== What to do ==
Print the first line of the material below and each line after it, exactly as written, ending with the line that contains "const limitValues = [74, 54];".

[Records with drawing code]
--- begin ---

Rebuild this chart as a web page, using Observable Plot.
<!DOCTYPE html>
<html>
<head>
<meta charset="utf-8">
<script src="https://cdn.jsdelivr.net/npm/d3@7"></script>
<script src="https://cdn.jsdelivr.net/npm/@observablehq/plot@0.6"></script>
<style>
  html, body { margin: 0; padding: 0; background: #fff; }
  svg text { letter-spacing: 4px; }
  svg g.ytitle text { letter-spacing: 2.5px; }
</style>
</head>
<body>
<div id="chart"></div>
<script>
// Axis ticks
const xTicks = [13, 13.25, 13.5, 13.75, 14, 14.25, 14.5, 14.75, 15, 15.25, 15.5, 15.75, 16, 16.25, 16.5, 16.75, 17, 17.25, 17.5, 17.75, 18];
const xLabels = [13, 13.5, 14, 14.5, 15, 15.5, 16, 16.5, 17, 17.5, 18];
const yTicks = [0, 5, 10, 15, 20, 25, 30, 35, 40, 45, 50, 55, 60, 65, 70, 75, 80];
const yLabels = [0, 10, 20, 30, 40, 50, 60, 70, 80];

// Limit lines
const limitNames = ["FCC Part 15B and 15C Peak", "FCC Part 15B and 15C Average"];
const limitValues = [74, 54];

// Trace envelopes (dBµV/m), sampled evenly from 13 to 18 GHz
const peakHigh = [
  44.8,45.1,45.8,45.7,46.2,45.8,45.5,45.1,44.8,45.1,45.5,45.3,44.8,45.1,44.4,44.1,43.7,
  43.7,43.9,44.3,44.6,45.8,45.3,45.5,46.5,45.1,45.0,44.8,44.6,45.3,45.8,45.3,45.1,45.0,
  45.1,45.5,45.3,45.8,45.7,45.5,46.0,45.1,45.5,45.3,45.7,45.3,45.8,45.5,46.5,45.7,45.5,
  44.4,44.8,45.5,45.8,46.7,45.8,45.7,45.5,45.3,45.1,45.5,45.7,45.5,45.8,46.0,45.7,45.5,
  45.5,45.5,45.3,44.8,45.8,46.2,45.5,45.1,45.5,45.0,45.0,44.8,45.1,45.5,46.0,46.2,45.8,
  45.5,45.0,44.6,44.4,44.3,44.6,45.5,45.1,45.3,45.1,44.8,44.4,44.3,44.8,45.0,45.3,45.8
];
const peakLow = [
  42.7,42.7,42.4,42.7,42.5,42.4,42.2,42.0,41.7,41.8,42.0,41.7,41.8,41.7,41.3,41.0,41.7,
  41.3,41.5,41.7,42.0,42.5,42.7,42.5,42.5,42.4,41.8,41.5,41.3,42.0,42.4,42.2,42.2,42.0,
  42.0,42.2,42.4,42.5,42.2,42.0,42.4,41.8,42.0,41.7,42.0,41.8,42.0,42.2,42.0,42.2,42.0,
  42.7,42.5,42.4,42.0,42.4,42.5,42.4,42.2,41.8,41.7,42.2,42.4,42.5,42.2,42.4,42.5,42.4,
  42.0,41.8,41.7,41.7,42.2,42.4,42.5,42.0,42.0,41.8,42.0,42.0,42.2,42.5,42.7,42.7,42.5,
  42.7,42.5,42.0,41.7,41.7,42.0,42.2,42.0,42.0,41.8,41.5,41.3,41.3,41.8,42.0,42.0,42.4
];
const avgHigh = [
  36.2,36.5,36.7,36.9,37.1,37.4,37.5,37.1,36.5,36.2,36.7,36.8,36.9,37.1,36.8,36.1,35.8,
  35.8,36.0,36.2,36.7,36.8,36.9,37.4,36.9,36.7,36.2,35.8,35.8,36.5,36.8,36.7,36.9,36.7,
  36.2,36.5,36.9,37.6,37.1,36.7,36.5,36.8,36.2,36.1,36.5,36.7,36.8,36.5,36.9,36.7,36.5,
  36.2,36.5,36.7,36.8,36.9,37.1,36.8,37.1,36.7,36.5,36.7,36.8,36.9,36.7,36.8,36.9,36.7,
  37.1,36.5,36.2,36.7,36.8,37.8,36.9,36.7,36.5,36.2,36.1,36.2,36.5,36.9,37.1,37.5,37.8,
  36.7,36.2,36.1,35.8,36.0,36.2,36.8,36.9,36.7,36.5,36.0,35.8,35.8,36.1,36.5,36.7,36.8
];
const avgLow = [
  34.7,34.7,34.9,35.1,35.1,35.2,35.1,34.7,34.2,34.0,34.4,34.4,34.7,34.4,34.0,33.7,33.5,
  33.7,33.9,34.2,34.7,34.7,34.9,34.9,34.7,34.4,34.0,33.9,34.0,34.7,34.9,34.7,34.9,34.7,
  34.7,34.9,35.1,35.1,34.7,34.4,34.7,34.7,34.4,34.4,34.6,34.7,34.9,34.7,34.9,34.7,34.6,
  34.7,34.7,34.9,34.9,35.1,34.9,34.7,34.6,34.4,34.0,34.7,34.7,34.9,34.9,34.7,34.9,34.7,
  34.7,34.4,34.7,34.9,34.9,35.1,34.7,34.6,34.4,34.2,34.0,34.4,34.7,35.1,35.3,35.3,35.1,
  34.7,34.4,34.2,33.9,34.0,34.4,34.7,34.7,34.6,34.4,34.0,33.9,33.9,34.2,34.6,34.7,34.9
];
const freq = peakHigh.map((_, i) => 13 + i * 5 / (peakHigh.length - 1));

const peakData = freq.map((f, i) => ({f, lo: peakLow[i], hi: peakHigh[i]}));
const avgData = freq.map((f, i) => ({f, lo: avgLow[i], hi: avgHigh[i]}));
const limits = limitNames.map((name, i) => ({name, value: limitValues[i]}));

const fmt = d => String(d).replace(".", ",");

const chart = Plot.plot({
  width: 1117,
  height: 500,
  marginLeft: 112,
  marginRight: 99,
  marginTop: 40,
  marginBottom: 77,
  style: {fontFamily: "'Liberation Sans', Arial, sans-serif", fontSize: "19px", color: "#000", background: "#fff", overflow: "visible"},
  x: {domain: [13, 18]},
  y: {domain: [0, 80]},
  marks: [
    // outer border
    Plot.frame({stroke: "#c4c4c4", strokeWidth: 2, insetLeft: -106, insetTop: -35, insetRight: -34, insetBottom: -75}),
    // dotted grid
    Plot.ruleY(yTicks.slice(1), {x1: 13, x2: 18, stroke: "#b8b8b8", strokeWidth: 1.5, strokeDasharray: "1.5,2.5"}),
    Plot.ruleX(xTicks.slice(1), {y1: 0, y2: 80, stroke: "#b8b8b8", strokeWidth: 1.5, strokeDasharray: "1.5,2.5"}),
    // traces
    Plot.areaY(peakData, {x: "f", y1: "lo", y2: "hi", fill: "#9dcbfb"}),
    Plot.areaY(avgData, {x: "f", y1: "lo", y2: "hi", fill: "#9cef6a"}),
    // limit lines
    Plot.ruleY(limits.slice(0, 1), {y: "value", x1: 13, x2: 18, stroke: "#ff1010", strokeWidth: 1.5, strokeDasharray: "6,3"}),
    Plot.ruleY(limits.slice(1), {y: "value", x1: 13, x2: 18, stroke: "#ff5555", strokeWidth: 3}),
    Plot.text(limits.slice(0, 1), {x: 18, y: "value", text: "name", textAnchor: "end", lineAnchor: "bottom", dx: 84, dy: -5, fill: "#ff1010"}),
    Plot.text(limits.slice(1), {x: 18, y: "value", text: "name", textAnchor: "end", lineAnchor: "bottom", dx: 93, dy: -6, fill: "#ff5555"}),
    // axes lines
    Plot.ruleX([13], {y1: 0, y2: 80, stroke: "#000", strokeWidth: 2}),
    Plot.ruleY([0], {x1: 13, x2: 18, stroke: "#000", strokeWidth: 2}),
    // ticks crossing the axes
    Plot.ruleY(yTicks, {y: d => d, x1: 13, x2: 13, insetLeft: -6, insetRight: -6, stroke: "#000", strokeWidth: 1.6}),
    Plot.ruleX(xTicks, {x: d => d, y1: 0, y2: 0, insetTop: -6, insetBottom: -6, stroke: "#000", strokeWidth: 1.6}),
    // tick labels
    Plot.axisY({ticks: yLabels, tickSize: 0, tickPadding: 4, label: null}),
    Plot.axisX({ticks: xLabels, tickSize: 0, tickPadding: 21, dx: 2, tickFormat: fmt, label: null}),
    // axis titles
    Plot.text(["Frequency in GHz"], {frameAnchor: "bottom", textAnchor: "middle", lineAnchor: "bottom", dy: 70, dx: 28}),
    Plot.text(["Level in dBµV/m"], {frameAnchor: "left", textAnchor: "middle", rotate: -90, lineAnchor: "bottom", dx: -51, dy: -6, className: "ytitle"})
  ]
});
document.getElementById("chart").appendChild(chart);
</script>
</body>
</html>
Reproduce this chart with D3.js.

--- end ---

== Response below ==
Rebuild this chart as a web page, using Observable Plot.
<!DOCTYPE html>
<html>
<head>
<meta charset="utf-8">
<script src="https://cdn.jsdelivr.net/npm/d3@7"></script>
<script src="https://cdn.jsdelivr.net/npm/@observablehq/plot@0.6"></script>
<style>
  html, body { margin: 0; padding: 0; background: #fff; }
  svg text { letter-spacing: 4px; }
  svg g.ytitle text { letter-spacing: 2.5px; }
</style>
</head>
<body>
<div id="chart"></div>
<script>
// Axis ticks
const xTicks = [13, 13.25, 13.5, 13.75, 14, 14.25, 14.5, 14.75, 15, 15.25, 15.5, 15.75, 16, 16.25, 16.5, 16.75, 17, 17.25, 17.5, 17.75, 18];
const xLabels = [13, 13.5, 14, 14.5, 15, 15.5, 16, 16.5, 17, 17.5, 18];
const yTicks = [0, 5, 10, 15, 20, 25, 30, 35, 40, 45, 50, 55, 60, 65, 70, 75, 80];
const yLabels = [0, 10, 20, 30, 40, 50, 60, 70, 80];

// Limit lines
const limitNames = ["FCC Part 15B and 15C Peak", "FCC Part 15B and 15C Average"];
const limitValues = [74, 54];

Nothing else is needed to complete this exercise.